Task to carry out: Set out each line from the following listing that includes the word "chart".

Input material:
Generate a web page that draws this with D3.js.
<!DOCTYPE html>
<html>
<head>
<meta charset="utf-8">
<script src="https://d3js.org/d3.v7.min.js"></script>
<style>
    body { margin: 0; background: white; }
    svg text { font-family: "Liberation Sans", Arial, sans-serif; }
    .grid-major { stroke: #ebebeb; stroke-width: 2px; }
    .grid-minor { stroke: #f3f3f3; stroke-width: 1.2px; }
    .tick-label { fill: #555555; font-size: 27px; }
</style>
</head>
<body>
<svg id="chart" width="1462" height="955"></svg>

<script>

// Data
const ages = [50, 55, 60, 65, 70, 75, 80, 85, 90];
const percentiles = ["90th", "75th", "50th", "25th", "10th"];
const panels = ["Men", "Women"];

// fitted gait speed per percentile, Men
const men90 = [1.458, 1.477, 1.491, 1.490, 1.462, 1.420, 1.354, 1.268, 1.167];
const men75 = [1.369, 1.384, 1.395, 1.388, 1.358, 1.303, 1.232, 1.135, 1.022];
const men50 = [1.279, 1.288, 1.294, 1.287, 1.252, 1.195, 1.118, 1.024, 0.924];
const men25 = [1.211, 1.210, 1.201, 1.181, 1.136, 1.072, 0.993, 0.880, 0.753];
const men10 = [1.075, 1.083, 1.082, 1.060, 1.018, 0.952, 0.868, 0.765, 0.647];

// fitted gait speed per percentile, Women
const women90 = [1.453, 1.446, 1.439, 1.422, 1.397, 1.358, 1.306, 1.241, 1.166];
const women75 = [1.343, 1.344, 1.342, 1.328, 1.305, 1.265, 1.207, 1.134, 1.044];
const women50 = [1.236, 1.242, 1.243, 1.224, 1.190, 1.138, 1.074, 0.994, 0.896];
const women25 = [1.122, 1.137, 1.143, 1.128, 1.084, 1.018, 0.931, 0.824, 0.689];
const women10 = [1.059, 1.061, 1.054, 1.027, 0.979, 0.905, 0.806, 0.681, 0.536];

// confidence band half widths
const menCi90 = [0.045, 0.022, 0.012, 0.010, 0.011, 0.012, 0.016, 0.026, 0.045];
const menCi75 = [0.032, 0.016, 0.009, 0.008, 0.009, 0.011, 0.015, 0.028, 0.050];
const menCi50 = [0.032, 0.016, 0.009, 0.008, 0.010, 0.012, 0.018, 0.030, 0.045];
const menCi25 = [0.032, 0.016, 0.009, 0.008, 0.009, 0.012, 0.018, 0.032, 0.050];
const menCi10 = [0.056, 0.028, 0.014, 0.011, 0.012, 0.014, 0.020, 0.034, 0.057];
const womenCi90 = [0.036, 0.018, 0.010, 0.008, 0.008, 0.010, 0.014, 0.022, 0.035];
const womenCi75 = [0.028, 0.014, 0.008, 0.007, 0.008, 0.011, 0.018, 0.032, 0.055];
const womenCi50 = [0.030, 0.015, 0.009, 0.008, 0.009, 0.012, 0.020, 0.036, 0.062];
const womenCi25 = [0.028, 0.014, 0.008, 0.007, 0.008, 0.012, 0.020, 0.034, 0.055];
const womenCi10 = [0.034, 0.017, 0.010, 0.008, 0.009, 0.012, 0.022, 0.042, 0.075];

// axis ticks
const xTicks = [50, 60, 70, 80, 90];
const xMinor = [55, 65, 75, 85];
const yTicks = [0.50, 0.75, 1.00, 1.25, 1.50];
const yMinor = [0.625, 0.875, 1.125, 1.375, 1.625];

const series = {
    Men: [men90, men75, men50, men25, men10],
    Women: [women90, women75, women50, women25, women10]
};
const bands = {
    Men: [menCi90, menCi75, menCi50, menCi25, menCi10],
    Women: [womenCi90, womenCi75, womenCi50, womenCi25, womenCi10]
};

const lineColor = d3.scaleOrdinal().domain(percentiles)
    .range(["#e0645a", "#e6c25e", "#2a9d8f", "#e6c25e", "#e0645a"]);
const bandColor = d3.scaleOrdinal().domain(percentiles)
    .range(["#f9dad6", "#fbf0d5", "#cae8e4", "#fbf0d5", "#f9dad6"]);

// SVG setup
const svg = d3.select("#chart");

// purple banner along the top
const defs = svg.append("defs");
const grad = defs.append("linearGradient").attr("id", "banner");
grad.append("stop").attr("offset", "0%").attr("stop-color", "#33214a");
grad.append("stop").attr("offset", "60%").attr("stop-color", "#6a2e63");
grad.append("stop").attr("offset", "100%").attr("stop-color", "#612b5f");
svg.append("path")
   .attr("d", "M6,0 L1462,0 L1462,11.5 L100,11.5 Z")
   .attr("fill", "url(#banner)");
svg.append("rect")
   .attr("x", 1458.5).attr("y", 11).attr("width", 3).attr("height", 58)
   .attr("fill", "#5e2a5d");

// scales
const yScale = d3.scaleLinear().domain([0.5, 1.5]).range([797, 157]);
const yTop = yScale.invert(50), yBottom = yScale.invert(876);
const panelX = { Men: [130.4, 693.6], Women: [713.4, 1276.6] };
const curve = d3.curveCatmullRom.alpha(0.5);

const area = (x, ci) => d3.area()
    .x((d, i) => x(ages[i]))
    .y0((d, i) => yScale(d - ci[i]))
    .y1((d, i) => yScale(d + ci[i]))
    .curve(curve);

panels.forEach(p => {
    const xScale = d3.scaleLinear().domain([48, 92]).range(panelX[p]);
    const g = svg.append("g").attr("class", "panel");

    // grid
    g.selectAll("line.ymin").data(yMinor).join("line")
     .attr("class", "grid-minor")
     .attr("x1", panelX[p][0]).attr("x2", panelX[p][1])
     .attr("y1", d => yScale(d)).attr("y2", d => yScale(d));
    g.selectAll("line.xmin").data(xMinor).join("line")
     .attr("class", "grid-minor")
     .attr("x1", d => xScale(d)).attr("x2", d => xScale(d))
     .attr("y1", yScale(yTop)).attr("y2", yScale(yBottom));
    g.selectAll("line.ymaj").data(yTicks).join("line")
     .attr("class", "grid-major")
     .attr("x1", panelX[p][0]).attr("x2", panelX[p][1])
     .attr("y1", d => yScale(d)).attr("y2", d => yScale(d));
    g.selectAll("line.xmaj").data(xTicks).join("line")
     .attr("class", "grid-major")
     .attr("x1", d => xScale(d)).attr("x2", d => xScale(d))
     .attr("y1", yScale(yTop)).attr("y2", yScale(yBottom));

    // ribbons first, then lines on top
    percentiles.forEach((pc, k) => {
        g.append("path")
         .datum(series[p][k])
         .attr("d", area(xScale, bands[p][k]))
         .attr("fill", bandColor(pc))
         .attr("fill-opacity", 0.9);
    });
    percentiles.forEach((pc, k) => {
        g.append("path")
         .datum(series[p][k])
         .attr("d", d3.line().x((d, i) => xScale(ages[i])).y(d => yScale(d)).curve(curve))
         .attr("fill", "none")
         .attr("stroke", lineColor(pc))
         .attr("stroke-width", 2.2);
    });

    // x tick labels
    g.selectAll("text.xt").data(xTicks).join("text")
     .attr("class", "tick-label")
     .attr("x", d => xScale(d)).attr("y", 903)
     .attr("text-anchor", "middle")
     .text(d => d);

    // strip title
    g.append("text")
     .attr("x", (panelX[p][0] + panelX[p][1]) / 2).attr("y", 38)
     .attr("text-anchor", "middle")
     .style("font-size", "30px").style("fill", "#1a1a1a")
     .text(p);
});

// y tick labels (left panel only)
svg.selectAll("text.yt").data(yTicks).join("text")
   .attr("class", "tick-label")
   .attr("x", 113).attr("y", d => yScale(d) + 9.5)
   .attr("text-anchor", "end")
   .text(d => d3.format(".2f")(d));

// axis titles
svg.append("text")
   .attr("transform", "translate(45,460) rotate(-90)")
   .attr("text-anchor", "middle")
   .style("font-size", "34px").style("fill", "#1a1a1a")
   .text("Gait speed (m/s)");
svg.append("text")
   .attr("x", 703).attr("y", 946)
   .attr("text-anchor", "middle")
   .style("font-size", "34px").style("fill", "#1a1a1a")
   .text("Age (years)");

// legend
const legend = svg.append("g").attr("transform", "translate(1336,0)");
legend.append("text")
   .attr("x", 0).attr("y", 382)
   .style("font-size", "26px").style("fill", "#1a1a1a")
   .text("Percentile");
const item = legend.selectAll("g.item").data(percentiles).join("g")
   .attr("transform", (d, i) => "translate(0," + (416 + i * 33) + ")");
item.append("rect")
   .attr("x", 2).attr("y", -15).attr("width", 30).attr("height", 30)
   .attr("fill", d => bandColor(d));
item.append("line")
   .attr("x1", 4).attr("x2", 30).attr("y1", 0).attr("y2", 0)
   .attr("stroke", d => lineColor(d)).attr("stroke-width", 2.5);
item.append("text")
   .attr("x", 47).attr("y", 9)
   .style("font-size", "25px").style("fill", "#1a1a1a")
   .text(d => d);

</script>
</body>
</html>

---

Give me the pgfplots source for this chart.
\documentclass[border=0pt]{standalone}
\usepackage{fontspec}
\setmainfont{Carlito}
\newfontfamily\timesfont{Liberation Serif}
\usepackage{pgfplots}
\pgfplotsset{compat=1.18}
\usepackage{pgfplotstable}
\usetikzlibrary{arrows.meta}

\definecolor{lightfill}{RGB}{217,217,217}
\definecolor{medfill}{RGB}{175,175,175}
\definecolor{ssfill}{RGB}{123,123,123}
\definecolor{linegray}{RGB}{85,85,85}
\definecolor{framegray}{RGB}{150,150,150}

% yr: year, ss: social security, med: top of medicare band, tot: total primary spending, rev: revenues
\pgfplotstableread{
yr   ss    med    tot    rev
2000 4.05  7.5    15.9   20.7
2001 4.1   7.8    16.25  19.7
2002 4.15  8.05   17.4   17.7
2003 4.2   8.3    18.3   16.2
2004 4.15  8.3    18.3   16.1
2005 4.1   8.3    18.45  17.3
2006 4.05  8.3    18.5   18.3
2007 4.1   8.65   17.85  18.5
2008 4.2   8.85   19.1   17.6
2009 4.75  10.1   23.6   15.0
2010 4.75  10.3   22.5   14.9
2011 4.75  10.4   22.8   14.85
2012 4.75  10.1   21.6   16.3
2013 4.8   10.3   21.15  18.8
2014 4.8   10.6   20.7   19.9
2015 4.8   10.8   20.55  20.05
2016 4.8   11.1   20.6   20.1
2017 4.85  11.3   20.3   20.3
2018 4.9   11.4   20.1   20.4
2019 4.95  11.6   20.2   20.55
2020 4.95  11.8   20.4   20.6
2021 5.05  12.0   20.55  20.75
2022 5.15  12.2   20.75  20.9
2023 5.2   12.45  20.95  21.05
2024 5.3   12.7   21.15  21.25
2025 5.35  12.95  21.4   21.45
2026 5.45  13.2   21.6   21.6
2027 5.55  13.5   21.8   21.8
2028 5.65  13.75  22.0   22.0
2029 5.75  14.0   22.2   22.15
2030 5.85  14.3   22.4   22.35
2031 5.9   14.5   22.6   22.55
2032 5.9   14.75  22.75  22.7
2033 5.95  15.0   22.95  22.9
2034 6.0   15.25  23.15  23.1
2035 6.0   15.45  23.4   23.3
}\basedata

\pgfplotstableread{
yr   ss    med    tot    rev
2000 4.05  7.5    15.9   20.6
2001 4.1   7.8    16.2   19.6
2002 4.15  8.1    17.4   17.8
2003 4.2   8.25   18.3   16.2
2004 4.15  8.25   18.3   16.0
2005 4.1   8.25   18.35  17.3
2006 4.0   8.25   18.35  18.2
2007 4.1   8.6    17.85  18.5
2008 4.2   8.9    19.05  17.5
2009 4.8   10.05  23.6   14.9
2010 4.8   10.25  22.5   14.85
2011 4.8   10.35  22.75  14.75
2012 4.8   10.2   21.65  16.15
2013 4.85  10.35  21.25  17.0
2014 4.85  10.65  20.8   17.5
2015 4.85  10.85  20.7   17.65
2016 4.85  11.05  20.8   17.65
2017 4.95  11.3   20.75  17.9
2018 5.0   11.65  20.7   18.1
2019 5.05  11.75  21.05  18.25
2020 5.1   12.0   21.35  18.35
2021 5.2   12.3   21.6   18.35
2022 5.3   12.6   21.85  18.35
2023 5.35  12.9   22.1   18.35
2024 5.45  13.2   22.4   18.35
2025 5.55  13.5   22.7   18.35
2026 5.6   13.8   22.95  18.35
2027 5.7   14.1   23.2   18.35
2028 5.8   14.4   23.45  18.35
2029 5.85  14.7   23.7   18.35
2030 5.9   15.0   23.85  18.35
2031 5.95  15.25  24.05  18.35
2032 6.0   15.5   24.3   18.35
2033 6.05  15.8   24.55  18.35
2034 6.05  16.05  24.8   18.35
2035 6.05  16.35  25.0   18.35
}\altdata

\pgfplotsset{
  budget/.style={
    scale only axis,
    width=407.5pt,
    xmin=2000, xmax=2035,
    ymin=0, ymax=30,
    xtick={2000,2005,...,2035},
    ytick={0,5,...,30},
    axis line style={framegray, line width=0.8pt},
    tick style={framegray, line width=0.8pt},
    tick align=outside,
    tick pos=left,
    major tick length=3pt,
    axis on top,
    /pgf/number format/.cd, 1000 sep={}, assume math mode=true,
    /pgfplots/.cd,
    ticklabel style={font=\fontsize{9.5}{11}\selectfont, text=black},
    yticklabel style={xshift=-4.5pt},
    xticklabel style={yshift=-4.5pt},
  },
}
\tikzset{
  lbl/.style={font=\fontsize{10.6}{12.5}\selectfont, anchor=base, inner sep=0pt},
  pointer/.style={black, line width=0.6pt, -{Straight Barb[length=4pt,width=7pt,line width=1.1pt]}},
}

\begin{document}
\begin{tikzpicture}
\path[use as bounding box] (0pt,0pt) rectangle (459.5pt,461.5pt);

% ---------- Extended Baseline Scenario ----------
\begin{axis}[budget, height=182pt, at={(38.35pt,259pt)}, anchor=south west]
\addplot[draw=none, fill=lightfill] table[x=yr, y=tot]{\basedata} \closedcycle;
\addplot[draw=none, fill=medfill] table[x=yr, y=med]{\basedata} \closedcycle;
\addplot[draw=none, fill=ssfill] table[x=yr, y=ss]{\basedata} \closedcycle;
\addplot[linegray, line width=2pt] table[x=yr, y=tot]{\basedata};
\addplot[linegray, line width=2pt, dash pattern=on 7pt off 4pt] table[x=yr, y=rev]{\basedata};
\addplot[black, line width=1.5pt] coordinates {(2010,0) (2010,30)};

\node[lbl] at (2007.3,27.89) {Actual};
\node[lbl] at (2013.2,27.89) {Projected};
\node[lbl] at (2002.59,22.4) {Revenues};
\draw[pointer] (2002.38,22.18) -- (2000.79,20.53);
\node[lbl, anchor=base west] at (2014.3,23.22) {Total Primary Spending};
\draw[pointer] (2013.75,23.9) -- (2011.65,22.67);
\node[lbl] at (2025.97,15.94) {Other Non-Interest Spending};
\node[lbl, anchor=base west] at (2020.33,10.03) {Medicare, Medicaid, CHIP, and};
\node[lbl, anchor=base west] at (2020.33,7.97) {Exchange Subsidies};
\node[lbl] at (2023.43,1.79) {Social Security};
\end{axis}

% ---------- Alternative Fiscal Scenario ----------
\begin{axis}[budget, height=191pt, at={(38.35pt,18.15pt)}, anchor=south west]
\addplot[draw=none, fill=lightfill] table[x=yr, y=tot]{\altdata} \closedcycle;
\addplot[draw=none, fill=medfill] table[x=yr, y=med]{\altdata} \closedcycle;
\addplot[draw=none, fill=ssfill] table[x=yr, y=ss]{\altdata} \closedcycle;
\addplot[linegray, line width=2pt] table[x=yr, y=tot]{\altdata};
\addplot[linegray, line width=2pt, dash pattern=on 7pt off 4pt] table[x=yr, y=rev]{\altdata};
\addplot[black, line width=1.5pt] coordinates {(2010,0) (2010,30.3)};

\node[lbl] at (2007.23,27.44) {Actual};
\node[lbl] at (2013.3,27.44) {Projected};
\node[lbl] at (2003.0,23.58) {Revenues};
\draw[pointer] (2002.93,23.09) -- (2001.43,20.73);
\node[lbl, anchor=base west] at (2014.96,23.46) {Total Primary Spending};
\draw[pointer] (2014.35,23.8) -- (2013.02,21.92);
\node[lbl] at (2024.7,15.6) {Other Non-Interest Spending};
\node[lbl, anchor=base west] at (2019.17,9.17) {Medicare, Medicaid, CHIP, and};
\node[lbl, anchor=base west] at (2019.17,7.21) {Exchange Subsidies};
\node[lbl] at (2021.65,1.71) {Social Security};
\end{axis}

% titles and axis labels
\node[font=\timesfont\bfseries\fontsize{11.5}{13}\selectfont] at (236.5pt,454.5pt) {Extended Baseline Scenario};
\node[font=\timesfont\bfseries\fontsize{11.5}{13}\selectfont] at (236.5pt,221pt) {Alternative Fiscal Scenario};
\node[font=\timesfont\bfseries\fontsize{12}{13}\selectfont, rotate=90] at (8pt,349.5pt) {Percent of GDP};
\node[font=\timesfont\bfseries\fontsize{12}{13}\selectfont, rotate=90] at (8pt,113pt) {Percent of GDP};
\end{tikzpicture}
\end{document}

Complete output:
<svg id="chart" width="1462" height="955"></svg>
const svg = d3.select("#chart");
Give me the pgfplots source for this chart.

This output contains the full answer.